2012/07/11

What better time

Last Saturday, Sweetie, our drummer, our drummer's boyfriend, and I attended an event that was just a wee bit different. It was presented by a Vancouver band called the Odds. They called it "Good Weird Story" (their third album was called Good Weird Feeling), and it was basically the story of their band, presented as a concert with storytelling and a video backdrop. It was very engaging!

This was really the New Odds. The Odds broke up in the late 1990s, although many of them played together on various projects after that. Three-quarters of them reformed in 2008 with a new guitarist and released an album called Cheerleader. They're now officially the New Odds because they and the other quarter are having a little dispute about the old name.

The Odds released their first album in 1991, 21 years ago. Band leader Craig Northey turned a mere 50 years old this year. And I thought, wow, in 21 years I'll be ancient, maybe in a home, maybe ill, maybe dead.
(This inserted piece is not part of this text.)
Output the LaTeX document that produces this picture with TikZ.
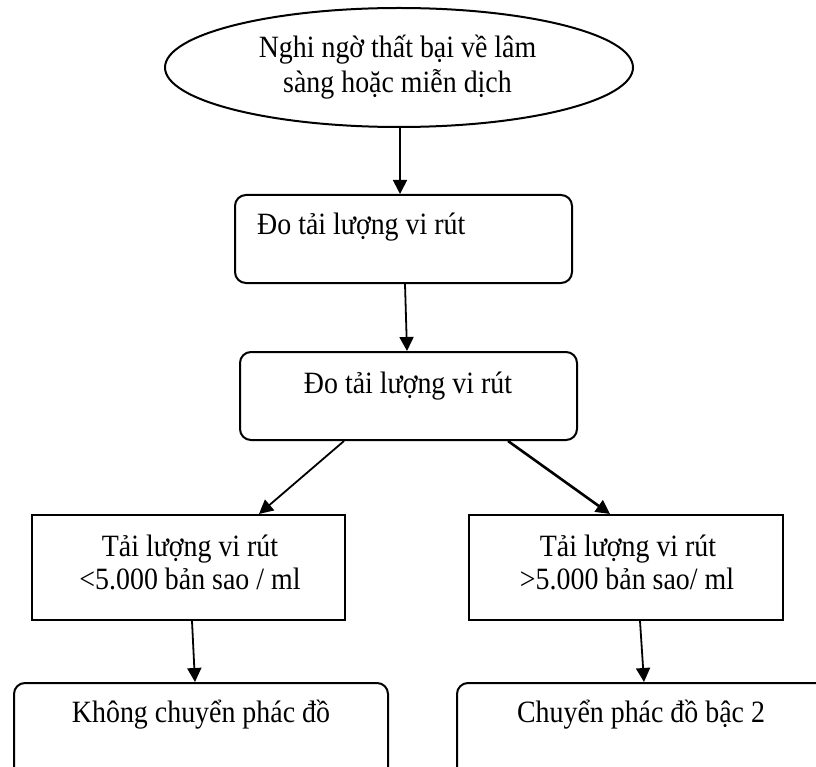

When we started Lisa's Hotcakes, we agreed that we would take it seriously but basically do it for fun. But a funny thing happened on the way to the forum. We realized we had a really good sound together. It was amazingly coherent right from the start. We added new material, and it fit right in. And the material was good. My songs, Sweetie's songs, a song by our drummer. They're all different, but somehow they make a whole.

And we love making this whole. We love playing live. Sometimes we even love practising!

The youngest of us is, well, not a kid. We all have jobs. We all have lives. We really should be doing this only for fun. But we know we have something good, maybe even better than that. That guarantees nothing, but it makes us feel that we need to give it a better chance than we might have thought of doing only a few months ago.

We won't have any 20-year reunion. If we have a time, it's now. That's why I feel a certain sense of urgency about this project.

We need to go into the studio sooner rather than later. We would love to do so with a producer, but that might not be possible. We will do the best we can anyway, and I know we'll get good results. Recording studios and I are no strangers. The technology has changed drastically, but playing is playing, at least if that's the way you want to approach it, and we do. We're a rock band. If someone had an analogue two-inch reel-to-reel machine, I'd embrace it. Perfection is not rock. Perfection is boring.

We need a multi-pronged promotional attack, basically. There's no avoiding it. You can ignore marketing and hope for the best, or you can embrace it and make it work for you. We need not just audio, but video, and more internet presence, and probably stuff I don't even know about yet because I come from a far away land a long time ago. If you Google Lisa's Hotcakes, you'll find videos and blog entries near the top of the list. We want to take that sucker over.

I have to stay balanced, of course. We're still not putting our lives on the line to "make it." But fortunately, there are many routes available to us in this new modern music world. I want to find the best way or ways for us. And if enough people decide we're as good as we think we are, all the better.
It has to start somewhere / It has to start sometime
What better place than here / What better time than now
All hell can't stop us now
All hell can't stop us now
("Guerilla Radio," Rage Against the Machine)

Turn that shit up!

2 comments:

Unknown said...

I recommend contacting Danny Michel. If you don't know about him, you should! He works as a producer with lots of cool people and he's always ready to talk to a great new band. He's based out east, so I don't know how that would work, but I strongly suggest that it's worth dropping him a line. :))

I saw Craig Northey and Colin James do an acoustic show... 2 years ago? Freaking awesome!

Unknown said...

:) my mentor for quite some time was stephen drake, the last guitar player.